### Task data
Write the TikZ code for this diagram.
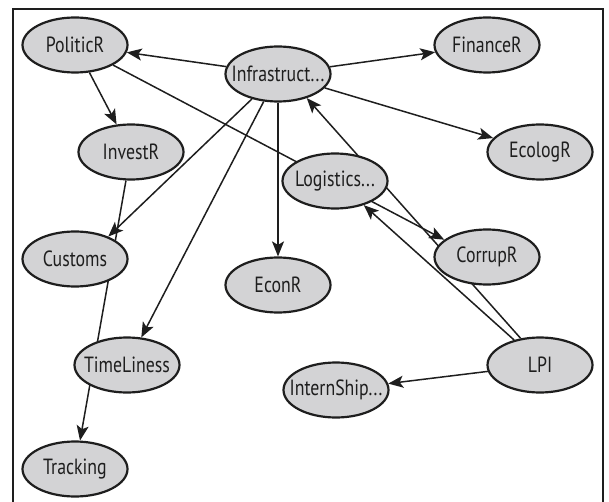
\documentclass[tikz,border=0pt]{standalone}
\usepackage{fontspec}
\setmainfont{PT Sans}[FakeStretch=0.81]
\usetikzlibrary{arrows.meta,shapes.geometric,backgrounds}
\definecolor{nodefill}{RGB}{211,211,213}
\definecolor{ink}{RGB}{30,30,30}
% labels are centred without widening the fixed-size ellipses
\newcommand\varlabel[1]{\makebox[0pt]{#1}}
\begin{document}
\begin{tikzpicture}[x=1pt,y=-1pt,
  var/.style={ellipse, draw=ink, line width=2.2pt, fill=nodefill,
    minimum width=105pt, minimum height=55pt, inner sep=0pt,
    font=\fontsize{22}{22}\selectfont, text=ink},
  link/.style={draw=ink, line width=1.5pt, -{Stealth[length=15pt,width=12pt,inset=3.5pt]}},
  frame/.style={draw=ink, line width=2pt}]
\useasboundingbox (0,0) rectangle (609,502);
% outer frame (open at the bottom edge)
\draw[frame] (13,506) -- (13,9) -- (603,9) -- (603,506);

% variables
\node[var] (politic)    at (75,45)   {\varlabel{PoliticR}};
\node[var] (infra)      at (278,74)  {\varlabel{Infrastruct...}};
\node[var] (finance)    at (487,45)  {\varlabel{FinanceR}};
\node[var] (ecolog)     at (540,152) {\varlabel{EcologR}};
\node[var] (invest)     at (131,152) {\varlabel{InvestR}};
\node[var] (logistics)  at (335,181) {\varlabel{Logistics...}};
\node[var] (corrup)     at (487,257) {\varlabel{CorrupR}};
\node[var] (customs)    at (75,259)  {\varlabel{Customs}};
\node[var] (econ)       at (278,285) {\varlabel{EconR}};
\node[var] (timeliness) at (127,365) {\varlabel{TimeLiness}};
\node[var] (intern)     at (336,390) {\varlabel{InternShip...}};
\node[var] (lpi)        at (540,365) {\varlabel{LPI}};
\node[var] (tracking)   at (75,469)  {\varlabel{Tracking}};

% dependencies, drawn beneath the variables
\begin{pgfonlayer}{background}
\draw[link] (infra) -- (politic);
\draw[link] (infra) -- (finance);
\draw[link] (infra) -- (ecolog);
\draw[link] (infra) -- (customs.34);
\draw[link] (infra) -- (timeliness);
\draw[link] (infra) -- (econ);
\draw[link] (politic) -- (invest);
\draw[link] (politic) -- (corrup.158);
\draw[link] (invest) -- (tracking);
\draw[link] (lpi.126) -- (infra.-40);
\draw[link] (lpi.136) -- (logistics.-40);
\draw[link] (lpi) -- (intern);
\end{pgfonlayer}
\end{tikzpicture}
\end{document}
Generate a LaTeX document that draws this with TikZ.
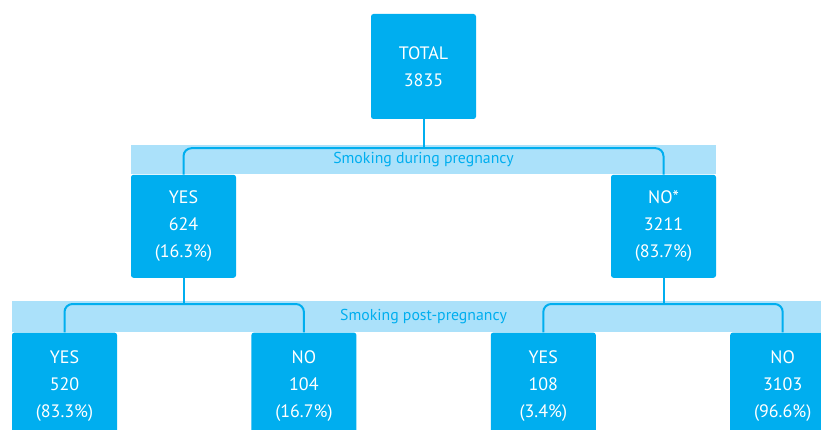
\documentclass[tikz,border=0pt]{standalone}
\usepackage{fontspec}
\setmainfont{PT Sans}
\usetikzlibrary{positioning}
\definecolor{cyanbox}{HTML}{00AEEF}
\definecolor{cyanband}{HTML}{ABE1FA}

\begin{document}
\begin{tikzpicture}
    [ x = 1pt, y = 1pt
    , box/.style =
      { fill=cyanbox, text=white, rounded corners=2.5pt, align=center
      , minimum width=105pt, minimum height=103pt, inner sep=0pt
      , font=\fontsize{18}{27}\selectfont }
    , band/.style =
      { fill=cyanband, text=cyanbox, inner sep=0pt
      , font=\fontsize{15.8}{18}\selectfont }
    , link/.style =
      { draw=cyanbox, line width=2pt }
    , bracket/.style =
      { link, rounded corners=8pt }
    ]
    \useasboundingbox (0,0) rectangle (821,-430);
    \clip (0,0) rectangle (821,-430);

    \node [box, minimum height=105pt] (total) at (423.5,-66.5) {TOTAL\\3835};
    \node [band, minimum width=585pt, minimum height=29pt] (band1) [below=26pt of total] {Smoking during pregnancy};
    \node [box] (yes1) [below right=0pt of band1.south west] {YES\\624\\(16.3\%)};
    \node [box] (no1) [below left=0pt of band1.south east] {NO*\\3211\\(83.7\%)};
    \node [band, minimum width=823pt, minimum height=31pt, anchor=north] (band2)
      at ([yshift=-23pt]yes1.south -| band1.south) {Smoking post-pregnancy};
    \node [box, minimum height=106pt] (yes2) [below right=0pt of band2.south west] {YES\\520\\(83.3\%)};
    \node [box, minimum height=106pt] (no2) [right=134pt of yes2] {NO\\104\\(16.7\%)};
    \node [box, minimum height=106pt] (yes3) [right=134pt of no2] {YES\\108\\(3.4\%)};
    \node [box, minimum height=106pt] (no3) [right=134pt of yes3] {NO\\3103\\(96.6\%)};

    \draw [link] (total.south) -- ([yshift=-3pt]total.south |- band1.north);
    \draw [bracket] (yes1.north) |- ([yshift=-3pt]band1.north) -| (no1.north);
    \draw [link] (yes1.south) -- ([yshift=-3pt]yes1.south |- band2.north);
    \draw [link] (no1.south) -- ([yshift=-3pt]no1.south |- band2.north);
    \draw [bracket] (yes2.north) |- ([yshift=-3pt]yes1.south |- band2.north) -| (no2.north);
    \draw [bracket] (yes3.north) |- ([yshift=-3pt]no1.south |- band2.north) -| (no3.north);
  \end{tikzpicture}
\end{document}
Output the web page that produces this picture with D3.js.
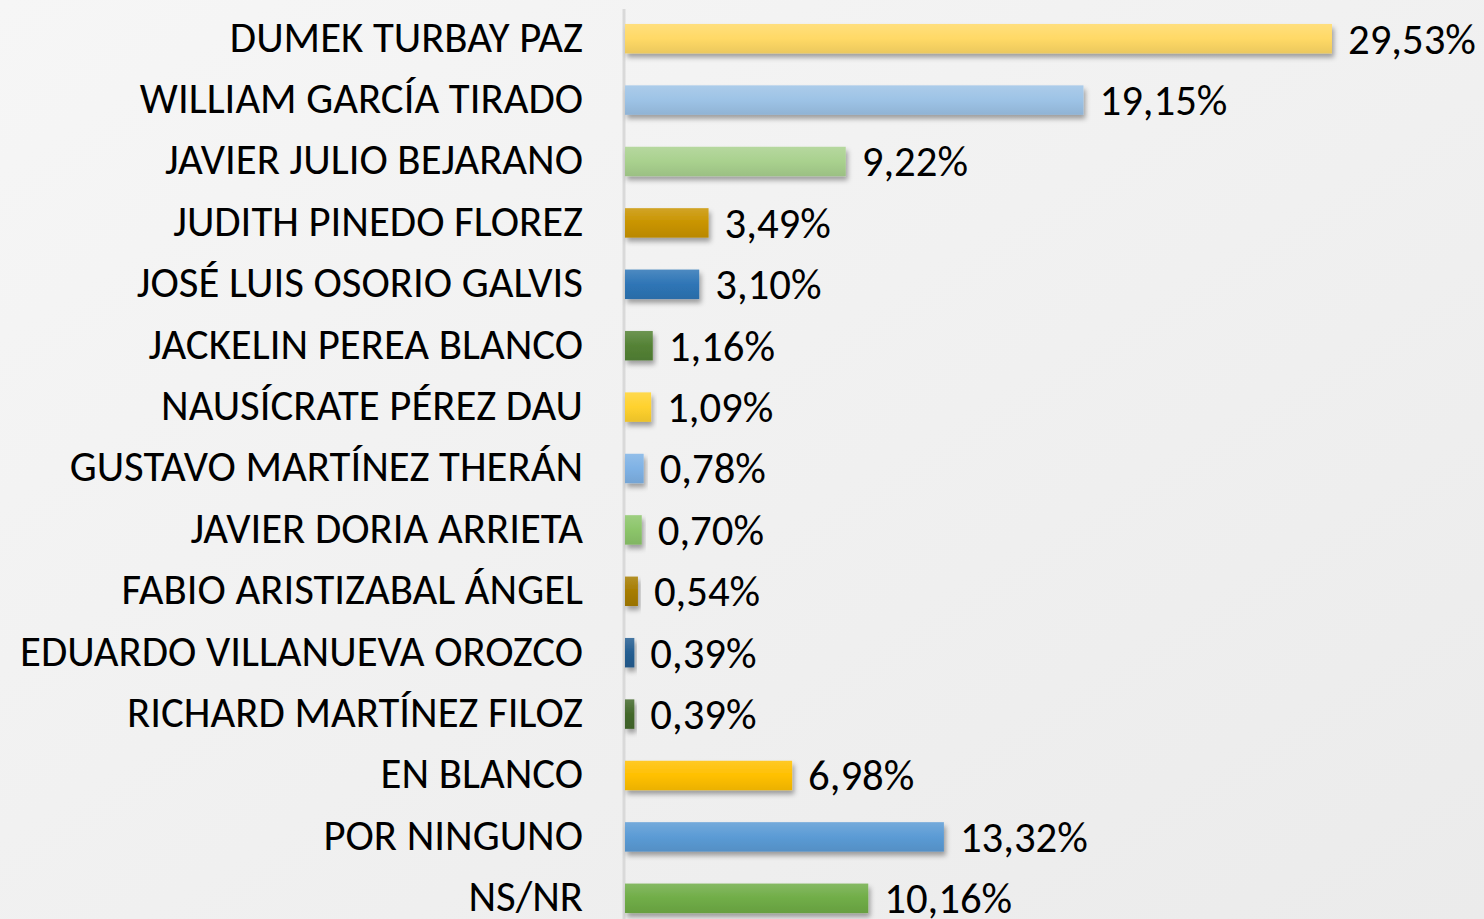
<!DOCTYPE html>
<html>
<head>
<meta charset="utf-8">
<script src="https://cdn.jsdelivr.net/npm/d3@7"></script>
<style>
  html, body { margin: 0; padding: 0; }
  body { width: 1484px; height: 919px; overflow: hidden; }
  svg text { font-family: Calibri, Carlito, Lato, "Open Sans", sans-serif; fill: #000; }
</style>
</head>
<body>
<div id="chart"></div>
<script>
// candidates, top to bottom
const candidates = [
  "DUMEK TURBAY PAZ", "WILLIAM GARCÍA TIRADO", "JAVIER JULIO BEJARANO",
  "JUDITH PINEDO FLOREZ", "JOSÉ LUIS OSORIO GALVIS", "JACKELIN PEREA BLANCO",
  "NAUSÍCRATE PÉREZ DAU", "GUSTAVO MARTÍNEZ THERÁN", "JAVIER DORIA ARRIETA",
  "FABIO ARISTIZABAL ÁNGEL", "EDUARDO VILLANUEVA OROZCO", "RICHARD MARTÍNEZ FILOZ",
  "EN BLANCO", "POR NINGUNO", "NS/NR"
];
const percentages = [29.53, 19.15, 9.22, 3.49, 3.10, 1.16, 1.09, 0.78, 0.70, 0.54, 0.39, 0.39, 6.98, 13.32, 10.16];
const barColors = [
  "#FFD966", "#9DC3E6", "#A9D18E", "#C99400", "#2E75B6", "#548235",
  "#FFD22E", "#7FB2E5", "#8CC56A", "#A67C00", "#255E91", "#43682B",
  "#FFC000", "#5B9BD5", "#70AD47"
];

const width = 1484, height = 919;
const axisX = 624;

const svg = d3.select("#chart").append("svg")
  .attr("width", width).attr("height", height);

const defs = svg.append("defs");

// background, slightly darker towards bottom right
const bg = defs.append("linearGradient").attr("id", "bg")
  .attr("x1", 0).attr("y1", 0).attr("x2", 1).attr("y2", 1);
bg.append("stop").attr("offset", 0).attr("stop-color", "#f6f6f6");
bg.append("stop").attr("offset", 1).attr("stop-color", "#ebebeb");
svg.append("rect").attr("width", width).attr("height", height).attr("fill", "url(#bg)");

const shadow = defs.append("filter").attr("id", "shadow")
  .attr("x", "-10%").attr("y", "-30%").attr("width", "130%").attr("height", "180%");
shadow.append("feDropShadow").attr("dx", 2).attr("dy", 4).attr("stdDeviation", 2.5)
  .attr("flood-color", "#000").attr("flood-opacity", 0.35);

barColors.forEach((c, i) => {
  const g = defs.append("linearGradient").attr("id", "grad" + i)
    .attr("x1", 0).attr("y1", 0).attr("x2", 0).attr("y2", 1);
  g.append("stop").attr("offset", 0).attr("stop-color", d3.interpolateRgb(c, "#fff")(0.15));
  g.append("stop").attr("offset", 0.5).attr("stop-color", c);
  g.append("stop").attr("offset", 1).attr("stop-color", d3.interpolateRgb(c, "#000")(0.08));
});

const x = d3.scaleLinear().domain([0, 29.53]).range([axisX + 1, 1332]);
const y = d3.scaleBand().domain(candidates).range([8, 929]).paddingInner(0.52).paddingOuter(0.26);

// axis line
svg.append("line")
  .attr("x1", axisX).attr("x2", axisX).attr("y1", 9).attr("y2", height)
  .attr("stroke", "#d9d9d9").attr("stroke-width", 3);

const rows = svg.selectAll("g.row")
  .data(candidates.map((name, i) => ({ name, value: percentages[i], i })))
  .enter().append("g").attr("class", "row");

rows.append("rect")
  .attr("x", x(0))
  .attr("y", d => y(d.name))
  .attr("width", d => x(d.value) - x(0))
  .attr("height", y.bandwidth())
  .attr("fill", d => "url(#grad" + d.i + ")")
  .attr("filter", "url(#shadow)");

rows.append("text")
  .attr("x", 583)
  .attr("y", d => y(d.name) + y.bandwidth() / 2 - 2)
  .attr("dy", "0.35em")
  .attr("text-anchor", "end")
  .attr("font-size", 36)
  .text(d => d.name);

rows.append("text")
  .attr("x", d => x(d.value) + 16)
  .attr("y", d => y(d.name) + y.bandwidth() / 2)
  .attr("dy", "0.35em")
  .attr("font-size", 36)
  .text(d => d.value.toFixed(2).replace(".", ",") + "%");

// fit label widths to the reference (longest label spans ~563px)
const labels = rows.selectAll("text");
let maxW = 0;
rows.select("text").each(function () { maxW = Math.max(maxW, this.getComputedTextLength()); });
const k = 563 / maxW;
labels.attr("font-size", 36 * k);
</script>
</body>
</html>
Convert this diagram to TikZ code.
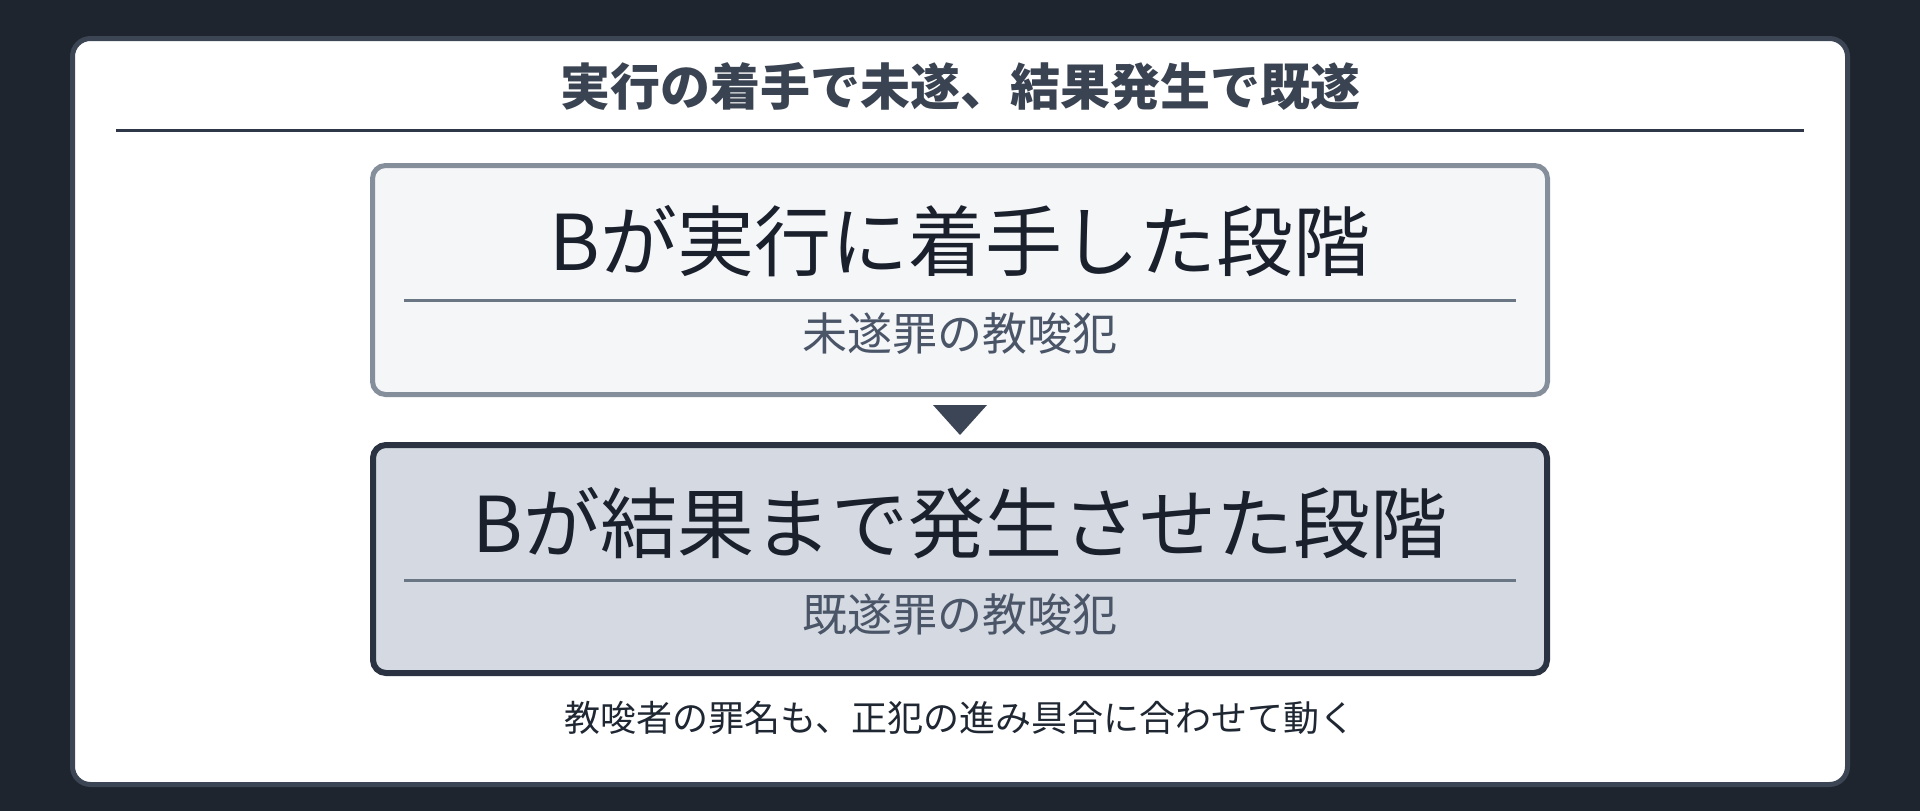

### Task description
Count how many lines of the listing above include "diagram" and report that number alone.

### Finished task
2